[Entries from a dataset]
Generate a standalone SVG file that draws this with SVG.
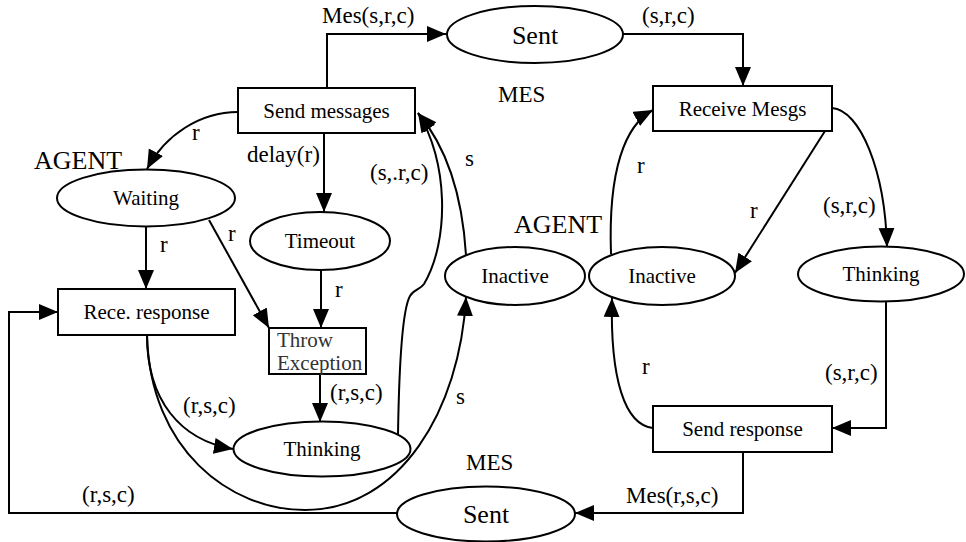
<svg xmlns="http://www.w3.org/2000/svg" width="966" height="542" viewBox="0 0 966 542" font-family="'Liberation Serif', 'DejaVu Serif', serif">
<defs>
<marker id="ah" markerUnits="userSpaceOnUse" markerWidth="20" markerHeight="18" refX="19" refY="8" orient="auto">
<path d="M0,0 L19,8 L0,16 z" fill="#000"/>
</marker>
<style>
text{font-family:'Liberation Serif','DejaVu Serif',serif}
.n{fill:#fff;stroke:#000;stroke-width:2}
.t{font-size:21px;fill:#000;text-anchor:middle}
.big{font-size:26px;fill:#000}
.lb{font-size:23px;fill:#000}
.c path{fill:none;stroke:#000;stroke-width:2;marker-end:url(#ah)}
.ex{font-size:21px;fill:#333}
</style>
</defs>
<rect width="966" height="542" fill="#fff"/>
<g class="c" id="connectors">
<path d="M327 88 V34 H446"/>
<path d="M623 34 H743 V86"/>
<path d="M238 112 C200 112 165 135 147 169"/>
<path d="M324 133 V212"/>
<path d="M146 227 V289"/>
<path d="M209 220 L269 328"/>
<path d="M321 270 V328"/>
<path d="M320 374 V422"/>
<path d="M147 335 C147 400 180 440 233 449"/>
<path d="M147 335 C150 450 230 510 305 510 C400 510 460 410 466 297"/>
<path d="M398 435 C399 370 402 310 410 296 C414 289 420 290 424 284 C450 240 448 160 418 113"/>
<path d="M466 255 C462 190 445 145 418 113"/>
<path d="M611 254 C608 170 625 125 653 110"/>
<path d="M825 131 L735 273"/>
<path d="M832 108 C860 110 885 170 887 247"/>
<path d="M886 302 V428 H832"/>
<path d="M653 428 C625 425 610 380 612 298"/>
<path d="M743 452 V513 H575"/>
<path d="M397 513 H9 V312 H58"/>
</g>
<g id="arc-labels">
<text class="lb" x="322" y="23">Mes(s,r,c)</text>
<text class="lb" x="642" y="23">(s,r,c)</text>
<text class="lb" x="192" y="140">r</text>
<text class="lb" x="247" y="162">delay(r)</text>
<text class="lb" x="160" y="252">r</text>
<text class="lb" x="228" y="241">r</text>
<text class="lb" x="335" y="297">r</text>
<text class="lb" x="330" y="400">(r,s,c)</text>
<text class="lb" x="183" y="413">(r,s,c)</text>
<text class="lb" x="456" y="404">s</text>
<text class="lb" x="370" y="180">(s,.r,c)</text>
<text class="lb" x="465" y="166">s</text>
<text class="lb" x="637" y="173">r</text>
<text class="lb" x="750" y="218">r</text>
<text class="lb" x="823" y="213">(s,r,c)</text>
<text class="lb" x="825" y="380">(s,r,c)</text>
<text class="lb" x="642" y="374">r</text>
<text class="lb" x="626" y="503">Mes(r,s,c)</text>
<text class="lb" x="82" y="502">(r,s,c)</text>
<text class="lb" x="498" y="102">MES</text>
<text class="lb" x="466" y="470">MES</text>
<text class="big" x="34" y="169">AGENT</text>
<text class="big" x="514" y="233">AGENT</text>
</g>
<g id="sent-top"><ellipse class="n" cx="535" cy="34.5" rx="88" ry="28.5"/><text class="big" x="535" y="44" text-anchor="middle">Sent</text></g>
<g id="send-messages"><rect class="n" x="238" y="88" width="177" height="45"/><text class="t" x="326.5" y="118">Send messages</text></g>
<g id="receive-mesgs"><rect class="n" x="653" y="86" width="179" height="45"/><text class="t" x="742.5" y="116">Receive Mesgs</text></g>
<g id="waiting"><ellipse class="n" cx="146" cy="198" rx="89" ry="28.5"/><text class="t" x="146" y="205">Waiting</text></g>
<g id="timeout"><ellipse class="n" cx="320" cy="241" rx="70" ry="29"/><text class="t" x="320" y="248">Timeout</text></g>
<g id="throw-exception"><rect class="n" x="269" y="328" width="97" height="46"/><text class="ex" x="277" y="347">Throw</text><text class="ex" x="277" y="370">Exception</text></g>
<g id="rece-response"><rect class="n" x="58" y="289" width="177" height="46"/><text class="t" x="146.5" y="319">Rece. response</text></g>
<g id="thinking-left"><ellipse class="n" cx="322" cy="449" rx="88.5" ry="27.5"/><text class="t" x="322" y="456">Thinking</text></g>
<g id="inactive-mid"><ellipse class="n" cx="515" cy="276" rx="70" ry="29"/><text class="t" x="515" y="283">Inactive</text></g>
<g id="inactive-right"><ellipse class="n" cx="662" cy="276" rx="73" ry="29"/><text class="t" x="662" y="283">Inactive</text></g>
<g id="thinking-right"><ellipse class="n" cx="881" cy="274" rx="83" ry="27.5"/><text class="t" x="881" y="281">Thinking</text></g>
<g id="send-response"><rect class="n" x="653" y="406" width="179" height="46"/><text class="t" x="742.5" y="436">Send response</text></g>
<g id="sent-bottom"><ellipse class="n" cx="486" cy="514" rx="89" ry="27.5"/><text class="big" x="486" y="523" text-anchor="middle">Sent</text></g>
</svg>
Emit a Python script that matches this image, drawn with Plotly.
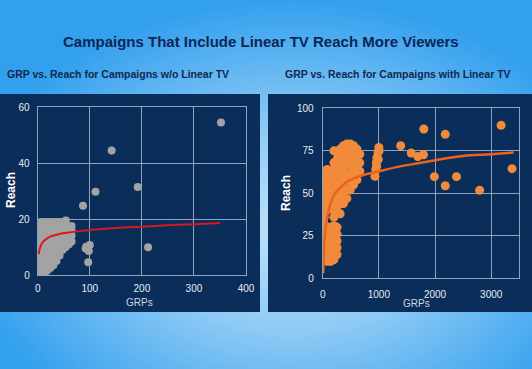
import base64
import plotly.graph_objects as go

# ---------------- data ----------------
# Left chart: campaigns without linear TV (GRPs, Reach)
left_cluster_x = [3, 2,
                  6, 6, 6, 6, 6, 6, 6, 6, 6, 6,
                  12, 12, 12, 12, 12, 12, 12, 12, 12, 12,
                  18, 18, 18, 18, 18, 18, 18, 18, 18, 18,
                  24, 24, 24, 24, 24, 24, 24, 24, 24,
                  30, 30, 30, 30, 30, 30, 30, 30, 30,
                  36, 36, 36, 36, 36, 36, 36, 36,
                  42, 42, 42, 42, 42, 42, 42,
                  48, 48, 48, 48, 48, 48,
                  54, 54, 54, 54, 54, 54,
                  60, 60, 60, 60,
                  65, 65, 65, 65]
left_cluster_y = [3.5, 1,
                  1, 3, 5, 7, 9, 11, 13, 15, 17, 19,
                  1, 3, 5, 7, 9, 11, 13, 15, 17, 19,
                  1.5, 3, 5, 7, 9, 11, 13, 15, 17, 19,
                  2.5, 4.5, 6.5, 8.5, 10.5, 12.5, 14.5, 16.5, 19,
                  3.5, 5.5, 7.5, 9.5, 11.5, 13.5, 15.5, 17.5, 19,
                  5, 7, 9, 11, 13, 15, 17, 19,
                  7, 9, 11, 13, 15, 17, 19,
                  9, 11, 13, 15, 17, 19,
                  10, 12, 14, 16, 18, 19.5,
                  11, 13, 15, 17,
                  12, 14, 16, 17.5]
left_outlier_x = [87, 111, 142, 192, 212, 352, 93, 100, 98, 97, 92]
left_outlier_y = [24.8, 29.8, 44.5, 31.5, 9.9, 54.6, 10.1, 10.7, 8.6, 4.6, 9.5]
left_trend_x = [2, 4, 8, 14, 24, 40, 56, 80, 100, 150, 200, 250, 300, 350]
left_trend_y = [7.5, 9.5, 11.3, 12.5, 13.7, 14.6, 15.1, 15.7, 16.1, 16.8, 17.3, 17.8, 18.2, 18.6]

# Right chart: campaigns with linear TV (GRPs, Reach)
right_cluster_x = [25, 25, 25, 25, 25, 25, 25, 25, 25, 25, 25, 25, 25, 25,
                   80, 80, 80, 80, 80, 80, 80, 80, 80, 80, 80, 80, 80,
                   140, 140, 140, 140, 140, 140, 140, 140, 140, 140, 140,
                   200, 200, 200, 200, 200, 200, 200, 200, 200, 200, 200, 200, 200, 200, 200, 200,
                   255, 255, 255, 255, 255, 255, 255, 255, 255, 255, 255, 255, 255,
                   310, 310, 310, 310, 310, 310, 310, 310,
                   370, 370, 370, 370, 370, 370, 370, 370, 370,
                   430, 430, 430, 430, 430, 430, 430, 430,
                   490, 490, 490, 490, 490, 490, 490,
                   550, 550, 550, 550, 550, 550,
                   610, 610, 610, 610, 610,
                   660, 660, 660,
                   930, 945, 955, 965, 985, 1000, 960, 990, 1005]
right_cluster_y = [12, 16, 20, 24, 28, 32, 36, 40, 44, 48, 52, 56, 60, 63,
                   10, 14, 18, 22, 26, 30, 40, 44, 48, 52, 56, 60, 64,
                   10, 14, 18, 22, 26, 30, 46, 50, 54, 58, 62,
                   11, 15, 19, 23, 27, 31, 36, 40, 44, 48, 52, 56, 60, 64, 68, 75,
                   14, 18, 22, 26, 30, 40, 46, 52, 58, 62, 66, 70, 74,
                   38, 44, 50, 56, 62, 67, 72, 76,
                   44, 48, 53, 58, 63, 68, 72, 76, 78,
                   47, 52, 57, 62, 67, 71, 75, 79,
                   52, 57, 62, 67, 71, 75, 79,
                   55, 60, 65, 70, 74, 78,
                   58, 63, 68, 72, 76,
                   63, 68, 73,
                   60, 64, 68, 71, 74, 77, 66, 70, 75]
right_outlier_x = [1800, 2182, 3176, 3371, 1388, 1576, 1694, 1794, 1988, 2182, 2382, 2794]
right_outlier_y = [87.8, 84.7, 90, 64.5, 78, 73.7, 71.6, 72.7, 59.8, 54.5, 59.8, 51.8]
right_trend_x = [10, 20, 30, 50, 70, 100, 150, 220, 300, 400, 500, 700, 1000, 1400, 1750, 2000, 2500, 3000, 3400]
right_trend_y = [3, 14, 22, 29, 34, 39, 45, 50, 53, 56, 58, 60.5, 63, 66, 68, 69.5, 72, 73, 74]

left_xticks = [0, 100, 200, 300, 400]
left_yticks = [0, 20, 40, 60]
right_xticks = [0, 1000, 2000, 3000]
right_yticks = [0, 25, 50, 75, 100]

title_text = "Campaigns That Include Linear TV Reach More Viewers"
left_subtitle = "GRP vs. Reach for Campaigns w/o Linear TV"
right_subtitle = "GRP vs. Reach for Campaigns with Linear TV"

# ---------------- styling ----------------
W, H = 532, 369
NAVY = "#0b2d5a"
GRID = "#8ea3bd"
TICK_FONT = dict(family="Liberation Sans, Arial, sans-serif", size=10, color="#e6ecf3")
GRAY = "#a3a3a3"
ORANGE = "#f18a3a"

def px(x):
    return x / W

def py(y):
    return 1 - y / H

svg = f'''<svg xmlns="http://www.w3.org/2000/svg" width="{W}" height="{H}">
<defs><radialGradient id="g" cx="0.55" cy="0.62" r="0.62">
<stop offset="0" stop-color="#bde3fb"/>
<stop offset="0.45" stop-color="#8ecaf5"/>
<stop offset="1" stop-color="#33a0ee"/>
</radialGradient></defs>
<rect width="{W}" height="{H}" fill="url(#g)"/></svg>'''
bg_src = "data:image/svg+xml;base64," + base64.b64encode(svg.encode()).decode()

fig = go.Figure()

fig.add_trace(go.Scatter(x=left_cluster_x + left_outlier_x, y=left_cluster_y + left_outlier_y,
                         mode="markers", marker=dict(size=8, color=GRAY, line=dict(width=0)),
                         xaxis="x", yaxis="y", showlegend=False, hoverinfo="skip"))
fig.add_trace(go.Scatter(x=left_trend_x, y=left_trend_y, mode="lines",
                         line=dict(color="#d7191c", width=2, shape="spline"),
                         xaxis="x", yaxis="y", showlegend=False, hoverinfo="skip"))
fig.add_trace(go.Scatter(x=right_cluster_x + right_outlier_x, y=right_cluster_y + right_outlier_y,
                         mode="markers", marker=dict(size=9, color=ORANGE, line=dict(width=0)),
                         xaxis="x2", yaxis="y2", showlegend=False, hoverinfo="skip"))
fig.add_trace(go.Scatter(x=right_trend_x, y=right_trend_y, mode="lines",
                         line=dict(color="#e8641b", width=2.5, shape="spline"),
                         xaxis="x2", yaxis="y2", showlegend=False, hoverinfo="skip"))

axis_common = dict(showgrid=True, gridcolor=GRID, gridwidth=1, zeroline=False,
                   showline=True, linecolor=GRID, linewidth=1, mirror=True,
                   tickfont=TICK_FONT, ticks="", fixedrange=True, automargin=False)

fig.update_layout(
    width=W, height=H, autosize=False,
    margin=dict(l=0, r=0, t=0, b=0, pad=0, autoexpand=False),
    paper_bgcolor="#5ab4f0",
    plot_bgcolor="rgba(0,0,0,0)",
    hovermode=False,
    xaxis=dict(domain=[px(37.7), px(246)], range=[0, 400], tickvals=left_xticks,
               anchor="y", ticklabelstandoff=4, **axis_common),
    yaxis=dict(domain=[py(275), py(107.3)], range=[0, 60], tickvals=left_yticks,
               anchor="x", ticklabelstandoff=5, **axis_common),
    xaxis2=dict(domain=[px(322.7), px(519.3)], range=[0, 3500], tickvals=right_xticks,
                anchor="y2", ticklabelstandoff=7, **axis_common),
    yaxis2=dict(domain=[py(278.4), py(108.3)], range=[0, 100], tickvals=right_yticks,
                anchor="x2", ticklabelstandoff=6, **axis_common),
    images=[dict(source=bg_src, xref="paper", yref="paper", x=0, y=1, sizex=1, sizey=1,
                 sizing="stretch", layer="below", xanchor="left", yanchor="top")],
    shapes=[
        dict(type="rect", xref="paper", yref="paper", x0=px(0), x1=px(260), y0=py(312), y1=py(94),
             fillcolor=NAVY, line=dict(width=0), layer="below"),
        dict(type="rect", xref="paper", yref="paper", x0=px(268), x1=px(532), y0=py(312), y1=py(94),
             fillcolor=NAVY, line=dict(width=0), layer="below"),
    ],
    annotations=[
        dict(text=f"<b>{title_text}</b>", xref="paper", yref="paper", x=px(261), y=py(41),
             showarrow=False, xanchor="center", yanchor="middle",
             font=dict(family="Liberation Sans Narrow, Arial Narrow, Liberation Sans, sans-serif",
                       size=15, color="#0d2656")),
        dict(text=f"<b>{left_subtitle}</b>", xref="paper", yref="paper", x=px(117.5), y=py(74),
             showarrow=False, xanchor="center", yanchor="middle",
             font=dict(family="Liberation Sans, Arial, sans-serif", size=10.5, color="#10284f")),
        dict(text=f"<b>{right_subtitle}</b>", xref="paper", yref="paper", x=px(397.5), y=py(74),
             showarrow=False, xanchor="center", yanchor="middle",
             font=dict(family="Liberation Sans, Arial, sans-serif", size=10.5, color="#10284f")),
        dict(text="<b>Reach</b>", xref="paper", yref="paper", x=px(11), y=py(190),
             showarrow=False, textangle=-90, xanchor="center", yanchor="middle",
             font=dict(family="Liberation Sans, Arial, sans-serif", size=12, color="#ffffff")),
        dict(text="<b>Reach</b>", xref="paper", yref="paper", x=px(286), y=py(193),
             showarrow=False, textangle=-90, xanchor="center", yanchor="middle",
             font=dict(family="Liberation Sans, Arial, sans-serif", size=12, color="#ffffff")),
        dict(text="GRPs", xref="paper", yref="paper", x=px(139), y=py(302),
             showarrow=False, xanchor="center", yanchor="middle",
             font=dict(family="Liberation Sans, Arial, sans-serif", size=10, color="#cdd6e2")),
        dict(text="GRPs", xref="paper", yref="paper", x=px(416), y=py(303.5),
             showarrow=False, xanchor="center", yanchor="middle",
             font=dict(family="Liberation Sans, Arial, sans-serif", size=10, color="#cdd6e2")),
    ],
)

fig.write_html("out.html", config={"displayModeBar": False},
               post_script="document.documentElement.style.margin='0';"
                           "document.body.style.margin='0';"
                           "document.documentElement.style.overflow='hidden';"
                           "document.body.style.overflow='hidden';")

--

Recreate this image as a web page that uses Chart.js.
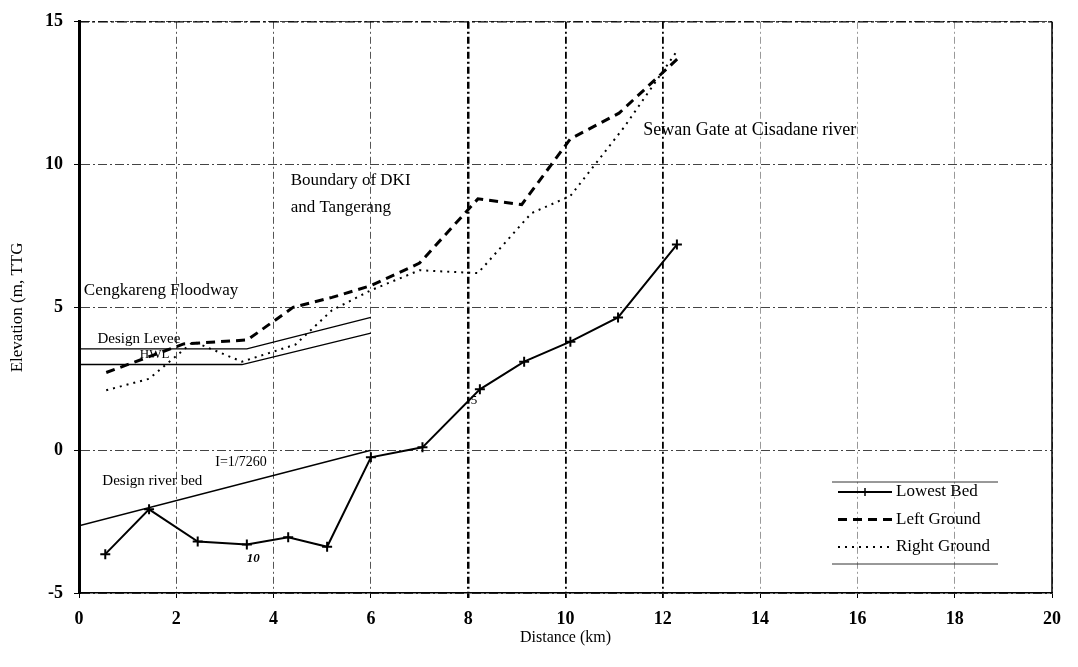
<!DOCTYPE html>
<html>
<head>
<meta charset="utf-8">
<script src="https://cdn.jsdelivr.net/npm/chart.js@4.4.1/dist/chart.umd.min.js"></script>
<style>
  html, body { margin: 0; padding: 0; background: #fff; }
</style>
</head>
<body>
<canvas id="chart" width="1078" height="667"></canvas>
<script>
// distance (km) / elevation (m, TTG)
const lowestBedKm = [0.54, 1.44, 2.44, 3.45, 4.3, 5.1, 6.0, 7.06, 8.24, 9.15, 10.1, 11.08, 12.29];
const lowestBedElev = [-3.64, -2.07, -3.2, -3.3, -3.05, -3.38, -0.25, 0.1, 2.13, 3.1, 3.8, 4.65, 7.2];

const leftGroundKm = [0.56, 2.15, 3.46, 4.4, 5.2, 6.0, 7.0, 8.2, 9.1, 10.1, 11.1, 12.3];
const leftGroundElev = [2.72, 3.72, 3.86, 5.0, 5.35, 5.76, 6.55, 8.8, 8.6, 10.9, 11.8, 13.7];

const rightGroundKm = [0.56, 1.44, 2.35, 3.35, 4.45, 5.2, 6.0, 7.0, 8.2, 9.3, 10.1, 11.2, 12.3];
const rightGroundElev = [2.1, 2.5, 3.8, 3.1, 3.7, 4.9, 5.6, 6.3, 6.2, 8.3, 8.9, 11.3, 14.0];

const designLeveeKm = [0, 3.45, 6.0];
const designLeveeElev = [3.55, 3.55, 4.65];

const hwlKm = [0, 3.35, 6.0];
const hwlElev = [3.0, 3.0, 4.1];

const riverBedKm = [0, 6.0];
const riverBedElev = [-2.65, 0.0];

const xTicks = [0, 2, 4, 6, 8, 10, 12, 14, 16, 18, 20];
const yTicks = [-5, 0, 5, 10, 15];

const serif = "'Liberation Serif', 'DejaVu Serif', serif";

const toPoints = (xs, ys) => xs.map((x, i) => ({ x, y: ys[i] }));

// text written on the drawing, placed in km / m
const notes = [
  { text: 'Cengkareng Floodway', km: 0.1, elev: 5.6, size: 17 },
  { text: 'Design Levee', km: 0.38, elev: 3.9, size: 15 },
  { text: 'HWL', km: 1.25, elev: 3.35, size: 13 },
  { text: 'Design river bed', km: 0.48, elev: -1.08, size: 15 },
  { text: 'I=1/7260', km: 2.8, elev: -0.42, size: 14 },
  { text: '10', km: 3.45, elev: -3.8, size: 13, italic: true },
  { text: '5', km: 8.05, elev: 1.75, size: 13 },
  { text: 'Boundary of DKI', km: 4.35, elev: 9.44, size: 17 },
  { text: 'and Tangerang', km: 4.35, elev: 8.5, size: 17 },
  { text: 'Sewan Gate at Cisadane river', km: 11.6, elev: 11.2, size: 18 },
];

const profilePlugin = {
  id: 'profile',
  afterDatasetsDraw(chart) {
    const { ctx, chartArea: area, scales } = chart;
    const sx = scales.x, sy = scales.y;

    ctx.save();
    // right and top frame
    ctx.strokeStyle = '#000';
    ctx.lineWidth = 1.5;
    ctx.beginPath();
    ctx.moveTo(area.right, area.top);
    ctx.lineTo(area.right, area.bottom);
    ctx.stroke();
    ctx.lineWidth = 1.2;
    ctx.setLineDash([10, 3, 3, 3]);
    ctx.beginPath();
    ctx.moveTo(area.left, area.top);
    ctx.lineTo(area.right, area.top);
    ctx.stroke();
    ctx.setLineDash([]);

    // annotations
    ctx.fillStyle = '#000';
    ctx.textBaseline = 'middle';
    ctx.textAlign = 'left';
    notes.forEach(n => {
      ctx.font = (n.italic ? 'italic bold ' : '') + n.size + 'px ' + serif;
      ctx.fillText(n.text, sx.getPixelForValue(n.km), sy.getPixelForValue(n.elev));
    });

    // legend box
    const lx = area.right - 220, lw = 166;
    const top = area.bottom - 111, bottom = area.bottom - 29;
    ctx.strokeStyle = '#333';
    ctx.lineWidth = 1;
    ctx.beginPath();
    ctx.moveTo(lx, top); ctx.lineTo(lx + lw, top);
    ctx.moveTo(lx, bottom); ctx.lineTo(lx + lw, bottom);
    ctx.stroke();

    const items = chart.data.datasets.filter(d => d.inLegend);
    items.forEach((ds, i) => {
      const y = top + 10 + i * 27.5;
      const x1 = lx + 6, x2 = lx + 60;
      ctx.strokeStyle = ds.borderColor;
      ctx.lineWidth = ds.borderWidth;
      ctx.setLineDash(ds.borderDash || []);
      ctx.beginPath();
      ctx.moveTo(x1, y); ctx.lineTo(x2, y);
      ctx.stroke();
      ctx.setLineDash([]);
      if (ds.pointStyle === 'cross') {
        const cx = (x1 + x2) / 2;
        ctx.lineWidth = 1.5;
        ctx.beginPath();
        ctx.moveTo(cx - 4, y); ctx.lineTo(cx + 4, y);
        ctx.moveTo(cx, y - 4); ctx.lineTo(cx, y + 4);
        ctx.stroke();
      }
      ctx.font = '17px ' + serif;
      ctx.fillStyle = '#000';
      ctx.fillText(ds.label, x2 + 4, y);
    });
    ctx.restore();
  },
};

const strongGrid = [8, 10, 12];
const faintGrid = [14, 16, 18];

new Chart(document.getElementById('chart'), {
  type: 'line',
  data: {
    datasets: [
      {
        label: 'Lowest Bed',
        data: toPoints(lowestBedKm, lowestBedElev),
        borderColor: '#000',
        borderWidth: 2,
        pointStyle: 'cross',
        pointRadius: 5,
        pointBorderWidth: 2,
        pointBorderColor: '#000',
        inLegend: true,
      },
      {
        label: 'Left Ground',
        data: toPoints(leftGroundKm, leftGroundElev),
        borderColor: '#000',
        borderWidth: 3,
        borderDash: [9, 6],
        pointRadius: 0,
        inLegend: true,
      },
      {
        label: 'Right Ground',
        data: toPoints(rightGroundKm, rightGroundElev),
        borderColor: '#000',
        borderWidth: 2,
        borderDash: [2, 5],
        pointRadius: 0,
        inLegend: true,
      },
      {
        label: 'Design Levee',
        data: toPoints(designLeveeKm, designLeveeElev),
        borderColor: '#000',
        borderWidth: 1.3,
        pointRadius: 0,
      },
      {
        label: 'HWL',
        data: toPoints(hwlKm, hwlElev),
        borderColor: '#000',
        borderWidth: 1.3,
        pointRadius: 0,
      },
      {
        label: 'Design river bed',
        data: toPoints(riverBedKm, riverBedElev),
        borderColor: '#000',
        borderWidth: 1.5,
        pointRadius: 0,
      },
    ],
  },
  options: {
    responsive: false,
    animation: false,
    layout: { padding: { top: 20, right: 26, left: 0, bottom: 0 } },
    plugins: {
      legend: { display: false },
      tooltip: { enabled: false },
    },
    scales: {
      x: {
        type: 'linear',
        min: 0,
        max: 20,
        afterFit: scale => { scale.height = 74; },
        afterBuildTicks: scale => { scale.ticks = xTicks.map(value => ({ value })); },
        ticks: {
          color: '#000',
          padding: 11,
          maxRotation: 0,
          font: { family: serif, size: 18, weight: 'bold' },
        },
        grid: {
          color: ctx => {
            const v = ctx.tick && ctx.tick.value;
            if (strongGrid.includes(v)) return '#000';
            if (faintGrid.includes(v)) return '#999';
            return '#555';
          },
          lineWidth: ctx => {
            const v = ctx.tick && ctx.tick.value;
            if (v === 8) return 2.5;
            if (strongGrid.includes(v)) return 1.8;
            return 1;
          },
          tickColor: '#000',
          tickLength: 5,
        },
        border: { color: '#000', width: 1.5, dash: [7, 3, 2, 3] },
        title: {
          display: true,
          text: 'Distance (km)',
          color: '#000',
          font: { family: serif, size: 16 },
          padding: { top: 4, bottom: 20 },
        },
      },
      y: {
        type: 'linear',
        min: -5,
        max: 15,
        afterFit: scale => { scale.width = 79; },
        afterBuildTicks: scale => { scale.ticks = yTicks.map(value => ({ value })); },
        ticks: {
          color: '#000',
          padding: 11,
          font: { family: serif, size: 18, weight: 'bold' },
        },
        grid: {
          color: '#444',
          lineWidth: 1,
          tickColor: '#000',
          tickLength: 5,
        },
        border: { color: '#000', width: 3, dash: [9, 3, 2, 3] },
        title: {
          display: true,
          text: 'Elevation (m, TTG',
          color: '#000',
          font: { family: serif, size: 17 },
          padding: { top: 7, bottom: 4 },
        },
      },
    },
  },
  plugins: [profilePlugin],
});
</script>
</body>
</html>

Required task: Only the lines from the one with "Emit a Python" down to the one with "import plotly.graph_objects as go" belong in your copy, both ends included; write them out exactly and skip any pictures.

Exercise output:
Emit a Python script that matches this image, drawn with Plotly.
import base64
import plotly.graph_objects as go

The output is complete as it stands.